Please transcribe the data that follows without the pictures, keeping every word the same.

++++++

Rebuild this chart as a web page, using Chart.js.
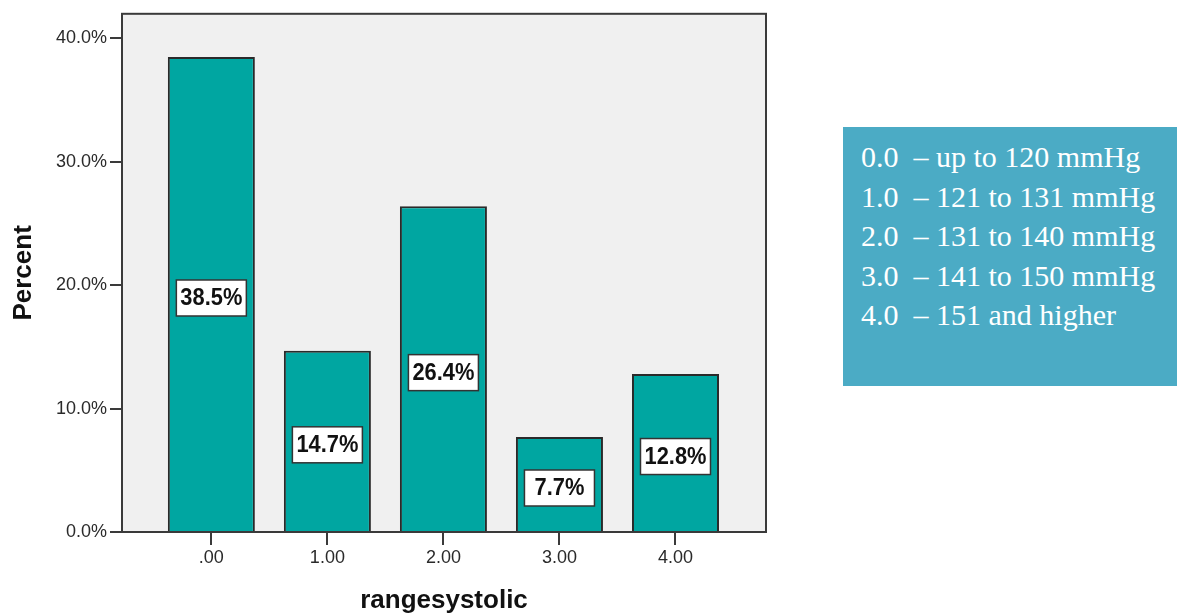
<!DOCTYPE html>
<html>
<head>
<meta charset="utf-8">
<script src="https://cdn.jsdelivr.net/npm/chart.js@4"></script>
<style>
  html, body { margin:0; padding:0; background:#fff; }
  body { width:1177px; height:613px; position:relative; overflow:hidden; }
  .chart-box { position:absolute; left:0; top:0; width:780px; height:613px; }
  .note {
    position:absolute; left:843px; top:127px; width:334px; height:259px;
    background:#4babc5; color:#fff; box-sizing:border-box;
    font-family:"Liberation Serif","Times New Roman",serif; font-size:30px;
    padding:10px 0 0 18px; line-height:39.6px; white-space:pre;
  }
</style>
</head>
<body>
<div class="chart-box"><canvas id="barChart"></canvas></div>
<div class="note" id="note"></div>
<script>
// 카테고리 / 값
const categories = ['.00', '1.00', '2.00', '3.00', '4.00'];
const catPos     = [0, 1, 2, 3, 4];
const percents   = [38.5, 14.7, 26.4, 7.7, 12.8];
const yTicks     = [0, 10, 20, 30, 40];
const noteLines  = [
  '0.0  \u2013 up to 120 mmHg',
  '1.0  \u2013 121 to 131 mmHg',
  '2.0  \u2013 131 to 140 mmHg',
  '3.0  \u2013 141 to 150 mmHg',
  '4.0  \u2013 151 and higher'
];

const TEAL   = '#00a6a1';
const FRAME  = '#3a3a3a';
const PANEL  = '#f0f0f0';
const TXT    = '#2a2a2a';
const FONT   = '"Liberation Sans", Arial, sans-serif';

document.getElementById('note').textContent = noteLines.join('\n');

// 플롯 영역 배경 + 테두리
const panelPlugin = {
  id: 'panel',
  beforeDatasetsDraw(chart){
    const {ctx, chartArea:a} = chart;
    ctx.save();
    ctx.fillStyle = PANEL;
    ctx.fillRect(a.left, a.top, a.right - a.left, a.bottom - a.top);
    ctx.restore();
  },
  afterDatasetsDraw(chart){
    const {ctx, chartArea:a} = chart;
    ctx.save();
    ctx.strokeStyle = FRAME;
    ctx.lineWidth = 2;
    ctx.strokeRect(a.left, a.top, a.right - a.left, a.bottom - a.top);
    ctx.restore();
  }
};

// 막대 안의 값 라벨 (흰 박스)
const boxLabelPlugin = {
  id: 'boxLabels',
  afterDatasetsDraw(chart){
    const {ctx} = chart;
    const meta = chart.getDatasetMeta(0);
    ctx.save();
    meta.data.forEach((bar, i) => {
      const txt = percents[i].toFixed(1) + '%';
      const cx = bar.x;
      const cy = (bar.y + bar.base) / 2 + 4;
      const w = 70, h = 36;
      ctx.fillStyle = '#fff';
      ctx.fillRect(cx - w/2, cy - h/2, w, h);
      ctx.strokeStyle = '#333';
      ctx.lineWidth = 1.5;
      ctx.strokeRect(cx - w/2, cy - h/2, w, h);
      ctx.save();
      ctx.translate(cx, cy + 1);
      ctx.scale(0.95, 1);
      ctx.fillStyle = '#111';
      ctx.font = 'bold 23px ' + FONT;
      ctx.textAlign = 'center';
      ctx.textBaseline = 'middle';
      ctx.fillText(txt, 0, 0);
      ctx.restore();
    });
    ctx.restore();
  }
};

const el = document.getElementById('barChart');
new Chart(el, {
  type: 'bar',
  data: {
    datasets: [{
      data: catPos.map((x, i) => ({ x, y: percents[i] })),
      backgroundColor: TEAL,
      borderColor: '#2a2a2a',
      borderWidth: 2,
      categoryPercentage: 1,
      barPercentage: 0.75
    }]
  },
  options: {
    responsive: true,
    maintainAspectRatio: false,
    animation: false,
    devicePixelRatio: 1,
    layout: { padding: { top: 12, right: 14, left: 0, bottom: 0 } },
    plugins: { legend: { display: false }, tooltip: { enabled: false } },
    scales: {
      x: {
        type: 'linear',
        offset: false,
        min: -0.77, max: 4.78,
        afterBuildTicks(scale){ scale.ticks = catPos.map(v => ({ value: v })); },
        afterFit(scale){ scale.height = 81; },
        grid: { drawOnChartArea: false, drawTicks: true, tickLength: 13, color: FRAME, lineWidth: 2, offset: false },
        border: { display: false },
        ticks: {
          callback: (v) => categories[catPos.indexOf(v)],
          color: TXT, padding: 2,
          font: { family: FONT, size: 18 },
          maxRotation: 0
        },
        title: {
          display: true, text: 'rangesystolic', color: '#111',
          font: { family: FONT, size: 26, weight: 'bold' },
          padding: { top: 0, bottom: -3 }
        }
      },
      y: {
        min: 0, max: 42,
        afterBuildTicks(scale){ scale.ticks = yTicks.map(v => ({ value: v })); },
        afterFit(scale){ scale.width = 122; },
        grid: { drawOnChartArea: false, drawTicks: true, tickLength: 12, color: FRAME, lineWidth: 2 },
        border: { display: false },
        ticks: {
          callback: (v) => v.toFixed(1) + '%',
          color: TXT, padding: 3,
          font: { family: FONT, size: 18 }
        },
        title: {
          display: true, text: 'Percent', color: '#111',
          font: { family: FONT, size: 26, weight: 'bold' },
          padding: { top: 8, bottom: 0 }
        }
      }
    }
  },
  plugins: [panelPlugin, boxLabelPlugin]
});
</script>
</body>
</html>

++++++

_Expected answer_
Rebuild this chart as a web page, using Chart.js.
<!DOCTYPE html>
<html>
<head>
<meta charset="utf-8">
<script src="https://cdn.jsdelivr.net/npm/chart.js@4"></script>
<style>
  html, body { margin:0; padding:0; background:#fff; }
  body { width:1177px; height:613px; position:relative; overflow:hidden; }
  .chart-box { position:absolute; left:0; top:0; width:780px; height:613px; }
  .note {
    position:absolute; left:843px; top:127px; width:334px; height:259px;
    background:#4babc5; color:#fff; box-sizing:border-box;
    font-family:"Liberation Serif","Times New Roman",serif; font-size:30px;
    padding:10px 0 0 18px; line-height:39.6px; white-space:pre;
  }
</style>
</head>
<body>
<div class="chart-box"><canvas id="barChart"></canvas></div>
<div class="note" id="note"></div>
<script>
// 카테고리 / 값
const categories = ['.00', '1.00', '2.00', '3.00', '4.00'];
const catPos     = [0, 1, 2, 3, 4];
const percents   = [38.5, 14.7, 26.4, 7.7, 12.8];
const yTicks     = [0, 10, 20, 30, 40];
const noteLines  = [
  '0.0  \u2013 up to 120 mmHg',
  '1.0  \u2013 121 to 131 mmHg',
  '2.0  \u2013 131 to 140 mmHg',
  '3.0  \u2013 141 to 150 mmHg',
  '4.0  \u2013 151 and higher'
];

const TEAL   = '#00a6a1';
const FRAME  = '#3a3a3a';
const PANEL  = '#f0f0f0';
const TXT    = '#2a2a2a';
const FONT   = '"Liberation Sans", Arial, sans-serif';

document.getElementById('note').textContent = noteLines.join('\n');

// 플롯 영역 배경 + 테두리
const panelPlugin = {
  id: 'panel',
  beforeDatasetsDraw(chart){
    const {ctx, chartArea:a} = chart;
    ctx.save();
    ctx.fillStyle = PANEL;
    ctx.fillRect(a.left, a.top, a.right - a.left, a.bottom - a.top);
    ctx.restore();
  },
  afterDatasetsDraw(chart){
    const {ctx, chartArea:a} = chart;
    ctx.save();
    ctx.strokeStyle = FRAME;
    ctx.lineWidth = 2;
    ctx.strokeRect(a.left, a.top, a.right - a.left, a.bottom - a.top);
    ctx.restore();
  }
};

// 막대 안의 값 라벨 (흰 박스)
const boxLabelPlugin = {
  id: 'boxLabels',
  afterDatasetsDraw(chart){
    const {ctx} = chart;
    const meta = chart.getDatasetMeta(0);
    ctx.save();
    meta.data.forEach((bar, i) => {
      const txt = percents[i].toFixed(1) + '%';
      const cx = bar.x;
      const cy = (bar.y + bar.base) / 2 + 4;
      const w = 70, h = 36;
      ctx.fillStyle = '#fff';
      ctx.fillRect(cx - w/2, cy - h/2, w, h);
      ctx.strokeStyle = '#333';
      ctx.lineWidth = 1.5;
      ctx.strokeRect(cx - w/2, cy - h/2, w, h);
      ctx.save();
      ctx.translate(cx, cy + 1);
      ctx.scale(0.95, 1);
      ctx.fillStyle = '#111';
      ctx.font = 'bold 23px ' + FONT;
      ctx.textAlign = 'center';
      ctx.textBaseline = 'middle';
      ctx.fillText(txt, 0, 0);
      ctx.restore();
    });
    ctx.restore();
  }
};

const el = document.getElementById('barChart');
new Chart(el, {
  type: 'bar',
  data: {
    datasets: [{
      data: catPos.map((x, i) => ({ x, y: percents[i] })),
      backgroundColor: TEAL,
      borderColor: '#2a2a2a',
      borderWidth: 2,
      categoryPercentage: 1,
      barPercentage: 0.75
    }]
  },
  options: {
    responsive: true,
    maintainAspectRatio: false,
    animation: false,
    devicePixelRatio: 1,
    layout: { padding: { top: 12, right: 14, left: 0, bottom: 0 } },
    plugins: { legend: { display: false }, tooltip: { enabled: false } },
    scales: {
      x: {
        type: 'linear',
        offset: false,
        min: -0.77, max: 4.78,
        afterBuildTicks(scale){ scale.ticks = catPos.map(v => ({ value: v })); },
        afterFit(scale){ scale.height = 81; },
        grid: { drawOnChartArea: false, drawTicks: true, tickLength: 13, color: FRAME, lineWidth: 2, offset: false },
        border: { display: false },
        ticks: {
          callback: (v) => categories[catPos.indexOf(v)],
          color: TXT, padding: 2,
          font: { family: FONT, size: 18 },
          maxRotation: 0
        },
        title: {
          display: true, text: 'rangesystolic', color: '#111',
          font: { family: FONT, size: 26, weight: 'bold' },
          padding: { top: 0, bottom: -3 }
        }
      },
      y: {
        min: 0, max: 42,
        afterBuildTicks(scale){ scale.ticks = yTicks.map(v => ({ value: v })); },
        afterFit(scale){ scale.width = 122; },
        grid: { drawOnChartArea: false, drawTicks: true, tickLength: 12, color: FRAME, lineWidth: 2 },
        border: { display: false },
        ticks: {
          callback: (v) => v.toFixed(1) + '%',
          color: TXT, padding: 3,
          font: { family: FONT, size: 18 }
        },
        title: {
          display: true, text: 'Percent', color: '#111',
          font: { family: FONT, size: 26, weight: 'bold' },
          padding: { top: 8, bottom: 0 }
        }
      }
    }
  },
  plugins: [panelPlugin, boxLabelPlugin]
});
</script>
</body>
</html>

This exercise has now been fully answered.